Dataset excerpt
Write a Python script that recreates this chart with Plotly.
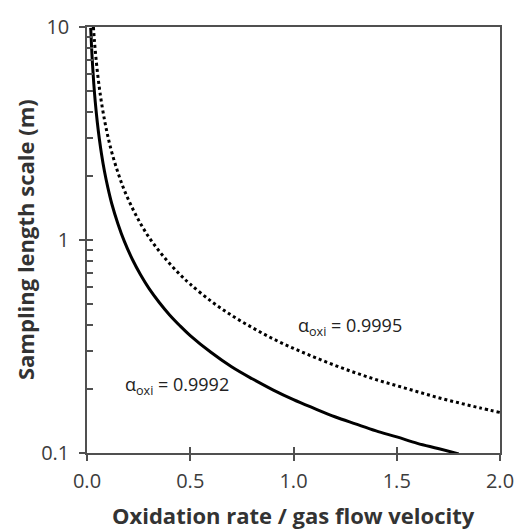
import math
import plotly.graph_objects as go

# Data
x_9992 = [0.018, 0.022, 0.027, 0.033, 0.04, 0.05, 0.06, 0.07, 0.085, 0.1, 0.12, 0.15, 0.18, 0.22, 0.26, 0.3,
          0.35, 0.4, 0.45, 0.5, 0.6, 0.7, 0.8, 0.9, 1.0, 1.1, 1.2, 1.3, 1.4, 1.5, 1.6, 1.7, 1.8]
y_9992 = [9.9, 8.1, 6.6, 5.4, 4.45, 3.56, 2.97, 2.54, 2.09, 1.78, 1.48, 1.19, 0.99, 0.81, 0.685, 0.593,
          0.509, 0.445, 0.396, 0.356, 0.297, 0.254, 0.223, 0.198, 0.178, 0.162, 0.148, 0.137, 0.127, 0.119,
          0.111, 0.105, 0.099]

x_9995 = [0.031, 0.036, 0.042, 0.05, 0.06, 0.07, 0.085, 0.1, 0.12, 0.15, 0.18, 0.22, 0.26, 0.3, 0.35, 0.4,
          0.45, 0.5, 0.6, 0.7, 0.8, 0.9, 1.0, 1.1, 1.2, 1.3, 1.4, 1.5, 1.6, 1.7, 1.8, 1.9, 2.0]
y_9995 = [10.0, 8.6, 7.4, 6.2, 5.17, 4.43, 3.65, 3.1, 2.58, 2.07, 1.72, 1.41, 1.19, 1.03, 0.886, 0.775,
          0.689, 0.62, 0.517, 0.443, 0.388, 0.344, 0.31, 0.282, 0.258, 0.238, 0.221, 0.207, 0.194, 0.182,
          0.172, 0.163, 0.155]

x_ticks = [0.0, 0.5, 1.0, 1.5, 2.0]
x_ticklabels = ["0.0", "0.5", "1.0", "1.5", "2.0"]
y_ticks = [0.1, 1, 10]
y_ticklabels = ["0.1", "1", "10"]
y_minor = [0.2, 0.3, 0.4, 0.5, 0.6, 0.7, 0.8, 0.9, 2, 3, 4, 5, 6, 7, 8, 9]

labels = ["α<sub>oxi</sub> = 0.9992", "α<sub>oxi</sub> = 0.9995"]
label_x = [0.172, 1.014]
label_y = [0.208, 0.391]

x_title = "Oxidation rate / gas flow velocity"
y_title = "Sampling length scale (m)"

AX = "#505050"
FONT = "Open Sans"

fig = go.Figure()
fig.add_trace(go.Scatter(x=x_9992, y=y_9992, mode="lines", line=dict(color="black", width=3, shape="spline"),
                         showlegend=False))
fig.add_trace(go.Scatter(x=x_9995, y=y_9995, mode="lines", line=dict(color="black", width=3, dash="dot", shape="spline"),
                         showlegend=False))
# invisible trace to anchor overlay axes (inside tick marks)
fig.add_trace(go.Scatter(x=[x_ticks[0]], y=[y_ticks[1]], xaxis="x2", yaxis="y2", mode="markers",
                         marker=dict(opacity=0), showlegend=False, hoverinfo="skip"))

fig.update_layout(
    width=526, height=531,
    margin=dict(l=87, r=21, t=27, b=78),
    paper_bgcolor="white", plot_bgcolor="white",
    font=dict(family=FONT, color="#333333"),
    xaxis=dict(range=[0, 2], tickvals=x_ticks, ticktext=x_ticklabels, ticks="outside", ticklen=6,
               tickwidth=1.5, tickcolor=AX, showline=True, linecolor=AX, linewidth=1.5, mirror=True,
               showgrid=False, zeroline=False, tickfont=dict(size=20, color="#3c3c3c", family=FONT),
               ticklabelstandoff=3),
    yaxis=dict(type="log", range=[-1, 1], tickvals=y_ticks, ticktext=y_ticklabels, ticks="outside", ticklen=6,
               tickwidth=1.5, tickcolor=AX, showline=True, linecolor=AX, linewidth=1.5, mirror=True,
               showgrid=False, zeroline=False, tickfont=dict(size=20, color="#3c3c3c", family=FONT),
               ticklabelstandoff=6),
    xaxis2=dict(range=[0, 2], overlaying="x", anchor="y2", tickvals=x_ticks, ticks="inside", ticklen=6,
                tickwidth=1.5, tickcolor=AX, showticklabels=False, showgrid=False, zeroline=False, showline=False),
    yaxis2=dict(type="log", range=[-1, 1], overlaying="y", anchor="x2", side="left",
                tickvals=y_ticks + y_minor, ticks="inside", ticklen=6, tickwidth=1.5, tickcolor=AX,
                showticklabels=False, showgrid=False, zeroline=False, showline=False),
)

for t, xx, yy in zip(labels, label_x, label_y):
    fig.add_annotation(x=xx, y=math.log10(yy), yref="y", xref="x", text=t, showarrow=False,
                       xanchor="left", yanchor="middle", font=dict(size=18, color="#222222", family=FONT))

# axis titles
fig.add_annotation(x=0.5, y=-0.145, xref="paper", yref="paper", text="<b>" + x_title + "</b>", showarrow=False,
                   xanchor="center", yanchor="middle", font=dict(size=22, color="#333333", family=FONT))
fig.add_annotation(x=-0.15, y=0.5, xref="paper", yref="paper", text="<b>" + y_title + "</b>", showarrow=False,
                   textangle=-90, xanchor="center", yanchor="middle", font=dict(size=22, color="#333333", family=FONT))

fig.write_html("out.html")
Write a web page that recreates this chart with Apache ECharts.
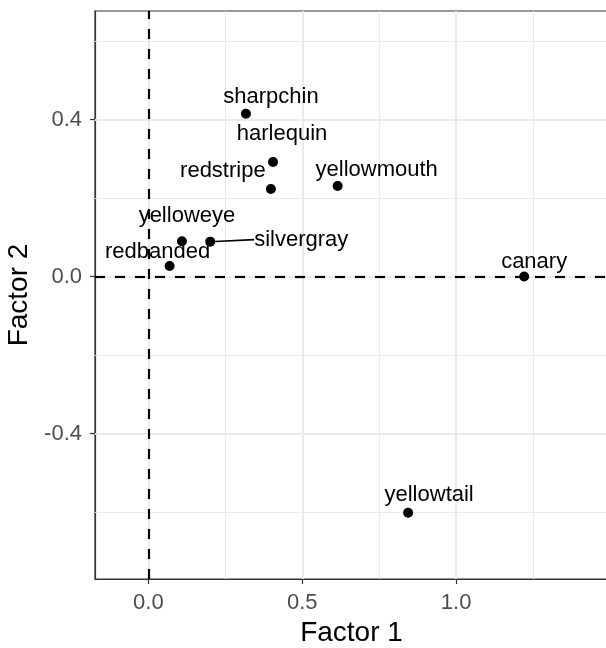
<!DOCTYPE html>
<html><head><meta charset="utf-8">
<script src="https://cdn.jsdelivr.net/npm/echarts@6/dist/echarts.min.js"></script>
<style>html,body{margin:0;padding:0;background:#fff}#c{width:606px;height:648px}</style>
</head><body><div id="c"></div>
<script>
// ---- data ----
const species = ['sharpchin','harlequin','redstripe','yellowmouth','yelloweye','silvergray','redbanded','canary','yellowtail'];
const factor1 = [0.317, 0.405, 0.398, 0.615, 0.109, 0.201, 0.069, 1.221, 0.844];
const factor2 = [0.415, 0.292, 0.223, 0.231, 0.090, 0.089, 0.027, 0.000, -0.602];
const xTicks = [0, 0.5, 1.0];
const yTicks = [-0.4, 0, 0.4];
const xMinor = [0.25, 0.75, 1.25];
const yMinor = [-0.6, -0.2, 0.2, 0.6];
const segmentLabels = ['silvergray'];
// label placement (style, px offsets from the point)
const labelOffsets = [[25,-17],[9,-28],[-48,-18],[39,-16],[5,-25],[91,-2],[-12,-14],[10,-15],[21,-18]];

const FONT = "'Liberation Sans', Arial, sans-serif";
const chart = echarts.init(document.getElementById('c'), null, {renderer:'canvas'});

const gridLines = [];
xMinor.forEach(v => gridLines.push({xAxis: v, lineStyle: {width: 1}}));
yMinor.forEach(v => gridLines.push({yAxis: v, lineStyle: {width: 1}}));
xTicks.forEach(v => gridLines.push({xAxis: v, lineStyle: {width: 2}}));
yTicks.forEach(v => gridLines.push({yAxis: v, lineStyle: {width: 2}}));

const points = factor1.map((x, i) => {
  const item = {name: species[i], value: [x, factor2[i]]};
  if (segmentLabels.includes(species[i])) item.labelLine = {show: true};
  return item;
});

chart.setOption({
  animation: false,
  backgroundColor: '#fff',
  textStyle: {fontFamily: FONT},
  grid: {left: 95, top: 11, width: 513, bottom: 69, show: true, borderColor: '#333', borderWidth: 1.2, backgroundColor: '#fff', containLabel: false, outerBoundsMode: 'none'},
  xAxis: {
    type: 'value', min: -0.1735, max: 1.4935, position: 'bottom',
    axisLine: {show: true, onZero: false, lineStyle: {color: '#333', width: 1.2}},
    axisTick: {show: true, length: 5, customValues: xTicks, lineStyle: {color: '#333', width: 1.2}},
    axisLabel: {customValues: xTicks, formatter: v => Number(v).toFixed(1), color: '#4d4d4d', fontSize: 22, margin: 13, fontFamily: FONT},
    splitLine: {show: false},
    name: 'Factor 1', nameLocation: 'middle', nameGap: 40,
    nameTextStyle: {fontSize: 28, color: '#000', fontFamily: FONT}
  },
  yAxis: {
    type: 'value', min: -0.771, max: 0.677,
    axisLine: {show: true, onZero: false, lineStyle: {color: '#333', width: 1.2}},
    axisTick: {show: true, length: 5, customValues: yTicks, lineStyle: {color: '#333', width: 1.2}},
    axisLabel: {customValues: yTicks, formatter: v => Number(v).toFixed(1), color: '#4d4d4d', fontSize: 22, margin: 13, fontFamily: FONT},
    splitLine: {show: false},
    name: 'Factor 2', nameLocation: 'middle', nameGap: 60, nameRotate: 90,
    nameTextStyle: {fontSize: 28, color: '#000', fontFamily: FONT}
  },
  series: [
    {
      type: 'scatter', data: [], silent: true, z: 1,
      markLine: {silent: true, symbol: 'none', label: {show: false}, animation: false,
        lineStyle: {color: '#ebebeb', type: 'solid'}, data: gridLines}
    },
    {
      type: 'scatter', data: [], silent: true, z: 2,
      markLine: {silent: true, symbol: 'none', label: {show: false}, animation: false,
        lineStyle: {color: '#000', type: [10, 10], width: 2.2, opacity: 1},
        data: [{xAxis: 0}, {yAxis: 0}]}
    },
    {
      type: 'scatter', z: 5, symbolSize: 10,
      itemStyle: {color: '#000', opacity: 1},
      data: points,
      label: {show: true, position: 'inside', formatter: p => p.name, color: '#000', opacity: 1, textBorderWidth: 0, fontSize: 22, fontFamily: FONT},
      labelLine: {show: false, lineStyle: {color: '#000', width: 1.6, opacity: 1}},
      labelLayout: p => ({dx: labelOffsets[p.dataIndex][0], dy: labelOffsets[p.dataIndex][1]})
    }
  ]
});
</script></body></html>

● **WHAT IS EXPECTED**
Copy nothing but the lines from the top of the data down to the line containing "5, 6, 7, 8, 9]", and leave the pictures out.

● **COMPLETED EXERCISE**
Write a Python script that recreates this chart with Plotly.
import math
import plotly.graph_objects as go

# Data
x_9992 = [0.018, 0.022, 0.027, 0.033, 0.04, 0.05, 0.06, 0.07, 0.085, 0.1, 0.12, 0.15, 0.18, 0.22, 0.26, 0.3,
          0.35, 0.4, 0.45, 0.5, 0.6, 0.7, 0.8, 0.9, 1.0, 1.1, 1.2, 1.3, 1.4, 1.5, 1.6, 1.7, 1.8]
y_9992 = [9.9, 8.1, 6.6, 5.4, 4.45, 3.56, 2.97, 2.54, 2.09, 1.78, 1.48, 1.19, 0.99, 0.81, 0.685, 0.593,
          0.509, 0.445, 0.396, 0.356, 0.297, 0.254, 0.223, 0.198, 0.178, 0.162, 0.148, 0.137, 0.127, 0.119,
          0.111, 0.105, 0.099]

x_9995 = [0.031, 0.036, 0.042, 0.05, 0.06, 0.07, 0.085, 0.1, 0.12, 0.15, 0.18, 0.22, 0.26, 0.3, 0.35, 0.4,
          0.45, 0.5, 0.6, 0.7, 0.8, 0.9, 1.0, 1.1, 1.2, 1.3, 1.4, 1.5, 1.6, 1.7, 1.8, 1.9, 2.0]
y_9995 = [10.0, 8.6, 7.4, 6.2, 5.17, 4.43, 3.65, 3.1, 2.58, 2.07, 1.72, 1.41, 1.19, 1.03, 0.886, 0.775,
          0.689, 0.62, 0.517, 0.443, 0.388, 0.344, 0.31, 0.282, 0.258, 0.238, 0.221, 0.207, 0.194, 0.182,
          0.172, 0.163, 0.155]

x_ticks = [0.0, 0.5, 1.0, 1.5, 2.0]
x_ticklabels = ["0.0", "0.5", "1.0", "1.5", "2.0"]
y_ticks = [0.1, 1, 10]
y_ticklabels = ["0.1", "1", "10"]
y_minor = [0.2, 0.3, 0.4, 0.5, 0.6, 0.7, 0.8, 0.9, 2, 3, 4, 5, 6, 7, 8, 9]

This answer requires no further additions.